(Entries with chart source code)
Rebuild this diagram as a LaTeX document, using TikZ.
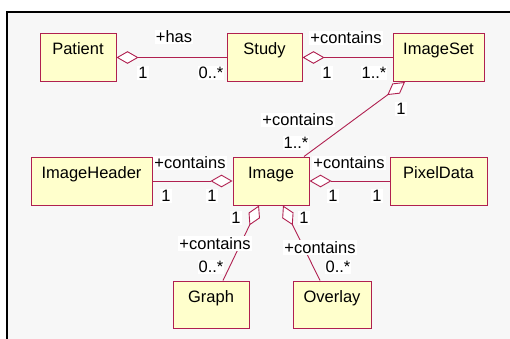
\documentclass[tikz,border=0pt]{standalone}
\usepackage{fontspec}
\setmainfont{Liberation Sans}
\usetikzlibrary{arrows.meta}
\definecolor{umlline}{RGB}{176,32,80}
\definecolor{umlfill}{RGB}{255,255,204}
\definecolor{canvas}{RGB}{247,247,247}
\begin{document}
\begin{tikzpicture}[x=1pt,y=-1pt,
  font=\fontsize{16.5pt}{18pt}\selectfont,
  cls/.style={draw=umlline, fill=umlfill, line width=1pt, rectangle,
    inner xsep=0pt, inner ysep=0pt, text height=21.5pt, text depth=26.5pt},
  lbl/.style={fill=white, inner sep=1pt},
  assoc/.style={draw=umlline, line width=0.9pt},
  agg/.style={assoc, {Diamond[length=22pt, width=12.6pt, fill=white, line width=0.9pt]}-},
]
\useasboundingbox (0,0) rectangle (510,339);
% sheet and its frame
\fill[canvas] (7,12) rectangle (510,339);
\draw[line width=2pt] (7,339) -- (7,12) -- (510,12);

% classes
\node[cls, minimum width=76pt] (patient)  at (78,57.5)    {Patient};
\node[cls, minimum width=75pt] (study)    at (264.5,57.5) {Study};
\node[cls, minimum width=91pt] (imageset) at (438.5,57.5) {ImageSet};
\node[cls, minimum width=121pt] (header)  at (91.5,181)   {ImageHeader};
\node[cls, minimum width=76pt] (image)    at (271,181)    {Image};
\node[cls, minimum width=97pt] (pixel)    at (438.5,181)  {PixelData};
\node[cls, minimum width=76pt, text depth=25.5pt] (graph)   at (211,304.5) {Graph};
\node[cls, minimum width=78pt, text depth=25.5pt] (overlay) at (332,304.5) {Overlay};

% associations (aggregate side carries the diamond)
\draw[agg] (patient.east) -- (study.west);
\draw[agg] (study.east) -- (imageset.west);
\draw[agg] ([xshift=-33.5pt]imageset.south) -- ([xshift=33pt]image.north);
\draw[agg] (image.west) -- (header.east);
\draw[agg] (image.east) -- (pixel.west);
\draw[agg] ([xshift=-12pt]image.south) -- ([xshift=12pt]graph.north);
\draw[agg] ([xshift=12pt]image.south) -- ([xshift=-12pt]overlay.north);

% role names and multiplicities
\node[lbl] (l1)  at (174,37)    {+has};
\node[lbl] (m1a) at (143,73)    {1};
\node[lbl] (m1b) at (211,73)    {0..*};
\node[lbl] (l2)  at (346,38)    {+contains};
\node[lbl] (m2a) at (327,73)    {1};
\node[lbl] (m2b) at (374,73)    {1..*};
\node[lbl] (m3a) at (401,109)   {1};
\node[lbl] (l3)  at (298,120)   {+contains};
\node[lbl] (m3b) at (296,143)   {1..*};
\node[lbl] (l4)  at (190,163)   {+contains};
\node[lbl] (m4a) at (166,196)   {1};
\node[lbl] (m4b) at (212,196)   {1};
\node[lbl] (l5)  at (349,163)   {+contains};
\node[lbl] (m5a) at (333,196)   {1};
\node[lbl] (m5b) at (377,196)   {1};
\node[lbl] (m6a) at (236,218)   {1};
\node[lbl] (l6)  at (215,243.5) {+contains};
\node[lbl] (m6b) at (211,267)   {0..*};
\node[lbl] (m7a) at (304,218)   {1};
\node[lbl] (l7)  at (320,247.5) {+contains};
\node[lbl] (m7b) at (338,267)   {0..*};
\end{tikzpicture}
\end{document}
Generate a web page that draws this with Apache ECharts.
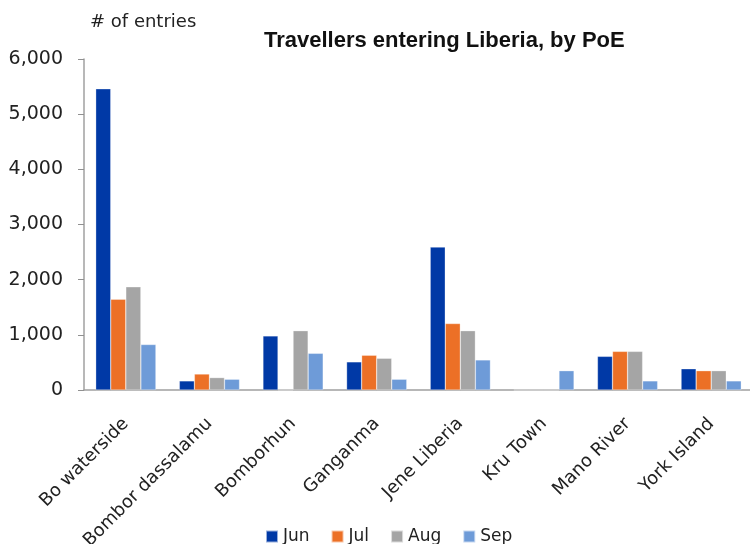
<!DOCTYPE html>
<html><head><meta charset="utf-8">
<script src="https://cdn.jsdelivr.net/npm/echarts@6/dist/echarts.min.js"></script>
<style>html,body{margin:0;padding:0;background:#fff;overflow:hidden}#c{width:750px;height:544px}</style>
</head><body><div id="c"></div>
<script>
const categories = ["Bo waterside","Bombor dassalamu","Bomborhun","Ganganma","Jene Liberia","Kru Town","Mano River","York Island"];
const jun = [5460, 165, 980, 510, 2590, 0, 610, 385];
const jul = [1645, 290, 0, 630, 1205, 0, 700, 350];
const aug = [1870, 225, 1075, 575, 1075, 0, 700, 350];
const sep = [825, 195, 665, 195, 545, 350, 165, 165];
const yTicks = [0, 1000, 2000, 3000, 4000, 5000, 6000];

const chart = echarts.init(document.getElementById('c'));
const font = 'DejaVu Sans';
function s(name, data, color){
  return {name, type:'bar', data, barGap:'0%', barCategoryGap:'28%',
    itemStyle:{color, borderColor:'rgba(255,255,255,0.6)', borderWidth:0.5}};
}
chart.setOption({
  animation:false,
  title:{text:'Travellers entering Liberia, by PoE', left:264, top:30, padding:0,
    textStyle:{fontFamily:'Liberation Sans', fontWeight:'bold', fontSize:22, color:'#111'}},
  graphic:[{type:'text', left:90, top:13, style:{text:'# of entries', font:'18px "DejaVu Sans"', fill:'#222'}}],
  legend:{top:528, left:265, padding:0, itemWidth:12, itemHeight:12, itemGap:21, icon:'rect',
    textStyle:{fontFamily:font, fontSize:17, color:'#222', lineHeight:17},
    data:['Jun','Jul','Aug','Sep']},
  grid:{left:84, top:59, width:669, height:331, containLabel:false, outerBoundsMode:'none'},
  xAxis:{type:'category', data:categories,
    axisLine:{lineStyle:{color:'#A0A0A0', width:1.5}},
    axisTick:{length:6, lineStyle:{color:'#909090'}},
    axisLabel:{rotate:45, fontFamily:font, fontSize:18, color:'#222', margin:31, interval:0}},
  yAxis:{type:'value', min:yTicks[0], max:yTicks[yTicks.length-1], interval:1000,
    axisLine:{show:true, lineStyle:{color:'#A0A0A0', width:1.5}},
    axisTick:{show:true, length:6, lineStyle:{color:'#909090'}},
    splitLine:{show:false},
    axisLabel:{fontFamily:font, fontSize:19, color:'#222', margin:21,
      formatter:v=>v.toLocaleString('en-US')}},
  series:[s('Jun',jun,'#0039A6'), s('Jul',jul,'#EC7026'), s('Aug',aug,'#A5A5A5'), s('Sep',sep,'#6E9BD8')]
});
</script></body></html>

= Stated problem =
Copy every line of the data exactly as written, excluding the pictures.

= Final result =
Rebuild this diagram as a LaTeX document, using TikZ.
\documentclass[tikz,border=0pt]{standalone}
\usepackage{fontspec}
\setmainfont{Liberation Sans}
\usetikzlibrary{arrows.meta}
\definecolor{umlline}{RGB}{176,32,80}
\definecolor{umlfill}{RGB}{255,255,204}
\definecolor{canvas}{RGB}{247,247,247}
\begin{document}
\begin{tikzpicture}[x=1pt,y=-1pt,
  font=\fontsize{16.5pt}{18pt}\selectfont,
  cls/.style={draw=umlline, fill=umlfill, line width=1pt, rectangle,
    inner xsep=0pt, inner ysep=0pt, text height=21.5pt, text depth=26.5pt},
  lbl/.style={fill=white, inner sep=1pt},
  assoc/.style={draw=umlline, line width=0.9pt},
  agg/.style={assoc, {Diamond[length=22pt, width=12.6pt, fill=white, line width=0.9pt]}-},
]
\useasboundingbox (0,0) rectangle (510,339);
% sheet and its frame
\fill[canvas] (7,12) rectangle (510,339);
\draw[line width=2pt] (7,339) -- (7,12) -- (510,12);

% classes
\node[cls, minimum width=76pt] (patient)  at (78,57.5)    {Patient};
\node[cls, minimum width=75pt] (study)    at (264.5,57.5) {Study};
\node[cls, minimum width=91pt] (imageset) at (438.5,57.5) {ImageSet};
\node[cls, minimum width=121pt] (header)  at (91.5,181)   {ImageHeader};
\node[cls, minimum width=76pt] (image)    at (271,181)    {Image};
\node[cls, minimum width=97pt] (pixel)    at (438.5,181)  {PixelData};
\node[cls, minimum width=76pt, text depth=25.5pt] (graph)   at (211,304.5) {Graph};
\node[cls, minimum width=78pt, text depth=25.5pt] (overlay) at (332,304.5) {Overlay};

% associations (aggregate side carries the diamond)
\draw[agg] (patient.east) -- (study.west);
\draw[agg] (study.east) -- (imageset.west);
\draw[agg] ([xshift=-33.5pt]imageset.south) -- ([xshift=33pt]image.north);
\draw[agg] (image.west) -- (header.east);
\draw[agg] (image.east) -- (pixel.west);
\draw[agg] ([xshift=-12pt]image.south) -- ([xshift=12pt]graph.north);
\draw[agg] ([xshift=12pt]image.south) -- ([xshift=-12pt]overlay.north);

% role names and multiplicities
\node[lbl] (l1)  at (174,37)    {+has};
\node[lbl] (m1a) at (143,73)    {1};
\node[lbl] (m1b) at (211,73)    {0..*};
\node[lbl] (l2)  at (346,38)    {+contains};
\node[lbl] (m2a) at (327,73)    {1};
\node[lbl] (m2b) at (374,73)    {1..*};
\node[lbl] (m3a) at (401,109)   {1};
\node[lbl] (l3)  at (298,120)   {+contains};
\node[lbl] (m3b) at (296,143)   {1..*};
\node[lbl] (l4)  at (190,163)   {+contains};
\node[lbl] (m4a) at (166,196)   {1};
\node[lbl] (m4b) at (212,196)   {1};
\node[lbl] (l5)  at (349,163)   {+contains};
\node[lbl] (m5a) at (333,196)   {1};
\node[lbl] (m5b) at (377,196)   {1};
\node[lbl] (m6a) at (236,218)   {1};
\node[lbl] (l6)  at (215,243.5) {+contains};
\node[lbl] (m6b) at (211,267)   {0..*};
\node[lbl] (m7a) at (304,218)   {1};
\node[lbl] (l7)  at (320,247.5) {+contains};
\node[lbl] (m7b) at (338,267)   {0..*};
\end{tikzpicture}
\end{document}
Generate a web page that draws this with Apache ECharts.
<!DOCTYPE html>
<html><head><meta charset="utf-8">
<script src="https://cdn.jsdelivr.net/npm/echarts@6/dist/echarts.min.js"></script>
<style>html,body{margin:0;padding:0;background:#fff;overflow:hidden}#c{width:750px;height:544px}</style>
</head><body><div id="c"></div>
<script>
const categories = ["Bo waterside","Bombor dassalamu","Bomborhun","Ganganma","Jene Liberia","Kru Town","Mano River","York Island"];
const jun = [5460, 165, 980, 510, 2590, 0, 610, 385];
const jul = [1645, 290, 0, 630, 1205, 0, 700, 350];
const aug = [1870, 225, 1075, 575, 1075, 0, 700, 350];
const sep = [825, 195, 665, 195, 545, 350, 165, 165];
const yTicks = [0, 1000, 2000, 3000, 4000, 5000, 6000];

const chart = echarts.init(document.getElementById('c'));
const font = 'DejaVu Sans';
function s(name, data, color){
  return {name, type:'bar', data, barGap:'0%', barCategoryGap:'28%',
    itemStyle:{color, borderColor:'rgba(255,255,255,0.6)', borderWidth:0.5}};
}
chart.setOption({
  animation:false,
  title:{text:'Travellers entering Liberia, by PoE', left:264, top:30, padding:0,
    textStyle:{fontFamily:'Liberation Sans', fontWeight:'bold', fontSize:22, color:'#111'}},
  graphic:[{type:'text', left:90, top:13, style:{text:'# of entries', font:'18px "DejaVu Sans"', fill:'#222'}}],
  legend:{top:528, left:265, padding:0, itemWidth:12, itemHeight:12, itemGap:21, icon:'rect',
    textStyle:{fontFamily:font, fontSize:17, color:'#222', lineHeight:17},
    data:['Jun','Jul','Aug','Sep']},
  grid:{left:84, top:59, width:669, height:331, containLabel:false, outerBoundsMode:'none'},
  xAxis:{type:'category', data:categories,
    axisLine:{lineStyle:{color:'#A0A0A0', width:1.5}},
    axisTick:{length:6, lineStyle:{color:'#909090'}},
    axisLabel:{rotate:45, fontFamily:font, fontSize:18, color:'#222', margin:31, interval:0}},
  yAxis:{type:'value', min:yTicks[0], max:yTicks[yTicks.length-1], interval:1000,
    axisLine:{show:true, lineStyle:{color:'#A0A0A0', width:1.5}},
    axisTick:{show:true, length:6, lineStyle:{color:'#909090'}},
    splitLine:{show:false},
    axisLabel:{fontFamily:font, fontSize:19, color:'#222', margin:21,
      formatter:v=>v.toLocaleString('en-US')}},
  series:[s('Jun',jun,'#0039A6'), s('Jul',jul,'#EC7026'), s('Aug',aug,'#A5A5A5'), s('Sep',sep,'#6E9BD8')]
});
</script></body></html>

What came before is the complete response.